The Harvard Lampoon, a semi-secret Sorrento Square social organization that used to occasionally publish a so-called humor magazine, was denied rights to "lampoon.com" after accusing the owner of that domain name of piggybacking off of its brand.

The Lampoon tried to argue that Reflex Publishing, a Florida-based company that owns "lampoon.com" and has a host of common words registered as domain names, had “no rights or legitimate interests in the Domain Name,” according to a domain arbitration panel filing.

The Lampoon's complaint against Reflex Publishing was denied late last month, however, after failing to prove that Reflex Publishing's use of the domain name was done with malicious intent.

"After carefully considering the totality of the circumstances in the record, the Panel does not find any evidence demonstrating that Respondent registered the Domain Name with the aim of profiting from and exploiting Complainant's rights in the LAMPOON Mark," the panel said.

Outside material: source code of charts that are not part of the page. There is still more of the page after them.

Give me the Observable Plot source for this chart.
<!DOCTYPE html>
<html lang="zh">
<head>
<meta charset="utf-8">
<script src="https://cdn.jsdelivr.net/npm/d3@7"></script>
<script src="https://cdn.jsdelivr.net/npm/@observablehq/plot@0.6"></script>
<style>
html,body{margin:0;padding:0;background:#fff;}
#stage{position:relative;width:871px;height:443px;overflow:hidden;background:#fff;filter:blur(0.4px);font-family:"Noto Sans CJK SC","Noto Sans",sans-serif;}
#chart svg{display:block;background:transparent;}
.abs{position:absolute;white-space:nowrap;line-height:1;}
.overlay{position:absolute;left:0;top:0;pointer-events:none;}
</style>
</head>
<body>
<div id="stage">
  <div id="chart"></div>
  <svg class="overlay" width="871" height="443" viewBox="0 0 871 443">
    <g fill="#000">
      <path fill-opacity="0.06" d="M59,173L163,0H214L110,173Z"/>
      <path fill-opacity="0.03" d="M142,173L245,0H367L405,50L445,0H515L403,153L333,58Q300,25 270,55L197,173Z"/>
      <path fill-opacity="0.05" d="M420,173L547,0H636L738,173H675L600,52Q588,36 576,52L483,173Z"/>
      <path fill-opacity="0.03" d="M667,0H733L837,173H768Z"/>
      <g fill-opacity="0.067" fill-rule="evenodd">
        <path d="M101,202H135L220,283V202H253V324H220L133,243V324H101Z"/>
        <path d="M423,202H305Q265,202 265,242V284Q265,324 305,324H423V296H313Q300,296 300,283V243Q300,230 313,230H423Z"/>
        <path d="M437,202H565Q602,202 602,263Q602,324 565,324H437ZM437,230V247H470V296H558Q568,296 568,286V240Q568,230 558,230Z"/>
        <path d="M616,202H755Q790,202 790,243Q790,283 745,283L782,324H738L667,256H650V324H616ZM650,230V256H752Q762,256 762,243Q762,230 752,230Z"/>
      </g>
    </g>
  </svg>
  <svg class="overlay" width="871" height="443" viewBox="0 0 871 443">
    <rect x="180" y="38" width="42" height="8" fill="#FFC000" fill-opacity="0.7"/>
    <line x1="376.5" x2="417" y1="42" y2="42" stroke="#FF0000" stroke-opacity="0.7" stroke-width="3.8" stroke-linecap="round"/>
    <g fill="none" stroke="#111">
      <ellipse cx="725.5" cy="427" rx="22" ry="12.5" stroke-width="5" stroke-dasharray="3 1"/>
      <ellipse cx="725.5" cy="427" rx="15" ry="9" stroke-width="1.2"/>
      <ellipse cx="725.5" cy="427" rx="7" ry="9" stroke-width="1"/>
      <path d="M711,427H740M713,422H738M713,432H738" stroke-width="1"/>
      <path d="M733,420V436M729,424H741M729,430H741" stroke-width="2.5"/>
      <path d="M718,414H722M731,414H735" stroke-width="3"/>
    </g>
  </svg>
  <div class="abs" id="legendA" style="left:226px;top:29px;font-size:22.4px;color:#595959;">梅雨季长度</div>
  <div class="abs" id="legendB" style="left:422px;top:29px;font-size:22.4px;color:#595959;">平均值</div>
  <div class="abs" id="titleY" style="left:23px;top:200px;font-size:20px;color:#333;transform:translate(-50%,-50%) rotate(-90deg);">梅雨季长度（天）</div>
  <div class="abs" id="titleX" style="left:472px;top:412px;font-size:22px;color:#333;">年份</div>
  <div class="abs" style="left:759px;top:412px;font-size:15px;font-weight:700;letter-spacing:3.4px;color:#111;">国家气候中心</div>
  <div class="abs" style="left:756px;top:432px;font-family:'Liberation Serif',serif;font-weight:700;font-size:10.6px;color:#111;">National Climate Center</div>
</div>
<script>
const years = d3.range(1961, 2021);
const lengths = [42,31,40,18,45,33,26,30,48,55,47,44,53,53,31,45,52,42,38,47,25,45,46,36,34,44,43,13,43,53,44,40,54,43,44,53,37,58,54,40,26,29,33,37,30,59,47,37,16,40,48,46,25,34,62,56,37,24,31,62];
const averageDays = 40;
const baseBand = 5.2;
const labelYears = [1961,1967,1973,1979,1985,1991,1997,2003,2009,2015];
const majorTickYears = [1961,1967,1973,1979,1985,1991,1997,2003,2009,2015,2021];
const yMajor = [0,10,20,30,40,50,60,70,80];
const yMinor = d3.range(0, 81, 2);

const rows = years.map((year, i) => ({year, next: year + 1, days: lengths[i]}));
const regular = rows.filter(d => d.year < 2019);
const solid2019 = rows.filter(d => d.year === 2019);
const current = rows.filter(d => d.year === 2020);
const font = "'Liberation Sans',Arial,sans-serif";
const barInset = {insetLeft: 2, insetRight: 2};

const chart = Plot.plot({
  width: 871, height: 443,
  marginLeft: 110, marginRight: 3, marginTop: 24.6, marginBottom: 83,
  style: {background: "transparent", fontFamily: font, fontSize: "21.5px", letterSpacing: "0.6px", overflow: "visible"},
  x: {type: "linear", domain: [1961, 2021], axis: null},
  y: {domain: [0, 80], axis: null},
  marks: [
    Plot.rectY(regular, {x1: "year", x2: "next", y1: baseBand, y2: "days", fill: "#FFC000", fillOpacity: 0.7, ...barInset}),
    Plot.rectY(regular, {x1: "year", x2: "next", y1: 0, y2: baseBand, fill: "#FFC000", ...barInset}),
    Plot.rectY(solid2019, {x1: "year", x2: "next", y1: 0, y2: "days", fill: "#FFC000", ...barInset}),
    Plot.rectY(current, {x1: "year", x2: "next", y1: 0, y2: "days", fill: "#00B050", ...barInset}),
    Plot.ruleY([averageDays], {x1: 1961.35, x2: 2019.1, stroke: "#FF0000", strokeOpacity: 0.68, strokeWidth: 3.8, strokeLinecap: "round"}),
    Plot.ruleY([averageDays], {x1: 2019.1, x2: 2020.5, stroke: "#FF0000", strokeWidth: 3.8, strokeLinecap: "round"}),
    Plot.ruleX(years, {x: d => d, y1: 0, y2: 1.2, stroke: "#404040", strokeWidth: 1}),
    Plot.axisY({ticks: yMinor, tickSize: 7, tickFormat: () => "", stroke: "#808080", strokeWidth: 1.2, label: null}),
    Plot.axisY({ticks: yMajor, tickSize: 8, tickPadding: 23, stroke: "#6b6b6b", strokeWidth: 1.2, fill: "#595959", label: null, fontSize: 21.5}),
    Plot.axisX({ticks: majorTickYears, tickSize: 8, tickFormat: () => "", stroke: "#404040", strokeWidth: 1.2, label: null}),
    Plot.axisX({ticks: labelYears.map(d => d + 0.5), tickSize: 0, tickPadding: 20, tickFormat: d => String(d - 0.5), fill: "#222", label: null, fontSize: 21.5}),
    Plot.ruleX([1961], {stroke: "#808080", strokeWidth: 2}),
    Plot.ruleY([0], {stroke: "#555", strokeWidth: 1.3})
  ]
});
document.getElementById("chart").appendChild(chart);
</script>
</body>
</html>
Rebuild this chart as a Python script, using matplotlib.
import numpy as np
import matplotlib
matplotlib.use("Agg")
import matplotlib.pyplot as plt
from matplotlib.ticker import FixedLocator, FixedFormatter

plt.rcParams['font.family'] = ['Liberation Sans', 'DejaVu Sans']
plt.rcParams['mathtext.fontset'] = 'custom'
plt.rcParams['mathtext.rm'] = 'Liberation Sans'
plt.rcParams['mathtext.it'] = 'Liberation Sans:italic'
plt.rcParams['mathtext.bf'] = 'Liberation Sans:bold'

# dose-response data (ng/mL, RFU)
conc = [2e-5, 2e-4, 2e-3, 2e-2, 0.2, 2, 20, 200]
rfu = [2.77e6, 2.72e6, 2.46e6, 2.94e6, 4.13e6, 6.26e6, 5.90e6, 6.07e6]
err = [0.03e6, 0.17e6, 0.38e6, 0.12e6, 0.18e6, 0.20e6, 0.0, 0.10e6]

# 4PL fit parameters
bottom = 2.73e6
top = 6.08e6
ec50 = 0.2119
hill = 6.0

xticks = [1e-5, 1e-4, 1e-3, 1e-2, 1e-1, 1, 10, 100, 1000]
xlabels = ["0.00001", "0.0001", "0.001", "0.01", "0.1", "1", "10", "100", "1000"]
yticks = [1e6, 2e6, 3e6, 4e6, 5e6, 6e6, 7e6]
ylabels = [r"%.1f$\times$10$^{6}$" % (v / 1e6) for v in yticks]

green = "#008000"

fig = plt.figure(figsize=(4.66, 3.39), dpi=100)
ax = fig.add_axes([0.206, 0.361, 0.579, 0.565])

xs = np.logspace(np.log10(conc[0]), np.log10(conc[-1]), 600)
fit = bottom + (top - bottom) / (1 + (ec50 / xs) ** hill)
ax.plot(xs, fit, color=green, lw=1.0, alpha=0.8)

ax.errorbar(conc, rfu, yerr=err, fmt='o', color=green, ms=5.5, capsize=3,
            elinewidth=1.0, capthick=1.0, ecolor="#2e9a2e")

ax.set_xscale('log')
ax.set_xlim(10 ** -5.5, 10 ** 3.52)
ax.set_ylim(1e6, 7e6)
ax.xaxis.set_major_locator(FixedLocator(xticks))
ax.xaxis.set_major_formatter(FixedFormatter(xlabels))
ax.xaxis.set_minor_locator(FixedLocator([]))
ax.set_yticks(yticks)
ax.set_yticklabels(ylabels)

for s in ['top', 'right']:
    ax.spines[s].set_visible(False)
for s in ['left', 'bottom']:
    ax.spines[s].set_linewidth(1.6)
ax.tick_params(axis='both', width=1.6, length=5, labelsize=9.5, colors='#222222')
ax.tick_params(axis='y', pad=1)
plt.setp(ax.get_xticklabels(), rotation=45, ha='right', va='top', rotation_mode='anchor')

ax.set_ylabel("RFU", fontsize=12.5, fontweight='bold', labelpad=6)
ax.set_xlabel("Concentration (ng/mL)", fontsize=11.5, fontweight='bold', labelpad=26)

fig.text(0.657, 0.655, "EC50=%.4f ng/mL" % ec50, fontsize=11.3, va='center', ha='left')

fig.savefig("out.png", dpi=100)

The crux of the panel's finding was that there isn't anything special about the word "lampoon," a word that can be found in the dictionary.

"[T]he LAMPOON Mark nonetheless comprises the common dictionary word 'lampoon,' which the record and the Panel's own searching indicates is subject to significant and widespread third-party use in its ordinary or descriptive sense," the panel said, listing other uses of the word, such as "in articles discussing satirical commentary, in the name of business establishments, as a font name, in event names, book titles and name of hanging lamp."

Maybe the Harvard Lampoon really isn't as notable as its members may believe.

“As a Lampoon writer, the court’s decision saddens me, but as a domain rights enthusiast, I find it thrilling," said Charles A. Sull ’12, the organization's president.

The panel that made the determination was associated with the Arbitration and Mediation Center, associated with the World Intellectual Property Organization. The Lampoon filed the complaint in April.